JUDGEMENT
Phool Singh, J.M. -
(1.) THESE four appeals out of which three are from the side of assessee involving asst. yrs. 1987-88 to 1989-90 and one cross-appeal of the Department involving asst. yr. 1988-89 are directed against the orders dt. 26th September, 1990, recorded by the CIT(A), Bathinda, by which he has disposed of assessee's three appeals of asst. yrs. 1987-88 to 1989-90. As these appeals involve common issues, these were heard together and are being disposed of by this composite order.
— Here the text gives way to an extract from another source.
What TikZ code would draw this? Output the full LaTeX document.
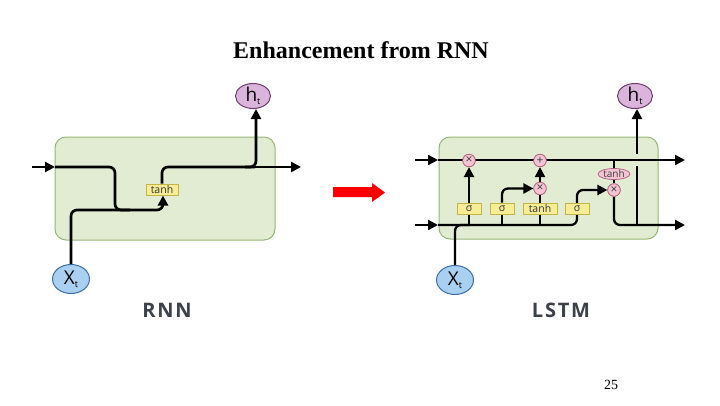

(2.) In all the three appeals of the assessee, the only ground involved relates to the liability of provision for expenses on repair of transformers during the warranty periods, which have been disallowed by the authorities below. The facts, in short, are that the assessee-firm was dealing in the business of manufacture and distribution transformers and its major customers were various State Electricity Boards, like Punjab State Electricity Board, U.P. State Electricity Board, Delhi Electric Supply Undertaking, etc. The assessee was supplying the distribution transformers to different electricity Boards of different States, against their orders as per their terms and conditions like, price, payments, delivery, time warranty, period, etc. In the asst. yr. 1987-88, the AO while completing assessment order noted that the assessee-firm debited an amount of Rs. 2,74,119 to P&L a/c under the narration 'Inbuilt liability', which was to be born by the assessee-firm. The assessee was called upon to show the provision as to how that amount was claimed as deduction. The assessee contended that they were dealing in the business of manufacturing and distribution transformers and against goods supplied to different State Electricity Boards, the assessee-firm was giving warranty for 12 to 18 months and in some cases even upto 60 months against manufacturing defects and the amount of Rs. 2,74,119 was claimed as provision for carrying out the necessary manufacturing defects or replacement, etc. Relying upon the decision of the Calcutta Co. Ltd. vs. CIT (1959) 37 ITR 1 (SC), the assessee submitted that case of the assessee-firm was also covered by the ratio of the decision of the Hon'ble Supreme Court. However, the AO did not agree with the contention of the assessee, who noted that facts and conditions of the case of Calcutta Co. Ltd. (supra) are quite different to the facts of the assessee. He further observed that the assessee should have claimed the actual expenses against manufacturing defects on the basis of estimation. Accordingly, the claim of the assessee about provision for warranty was not held allowable and he disallowed the claim of provision of Rs. 2,74,119 for alleged inbuilt liability under the head of 'Warranty'.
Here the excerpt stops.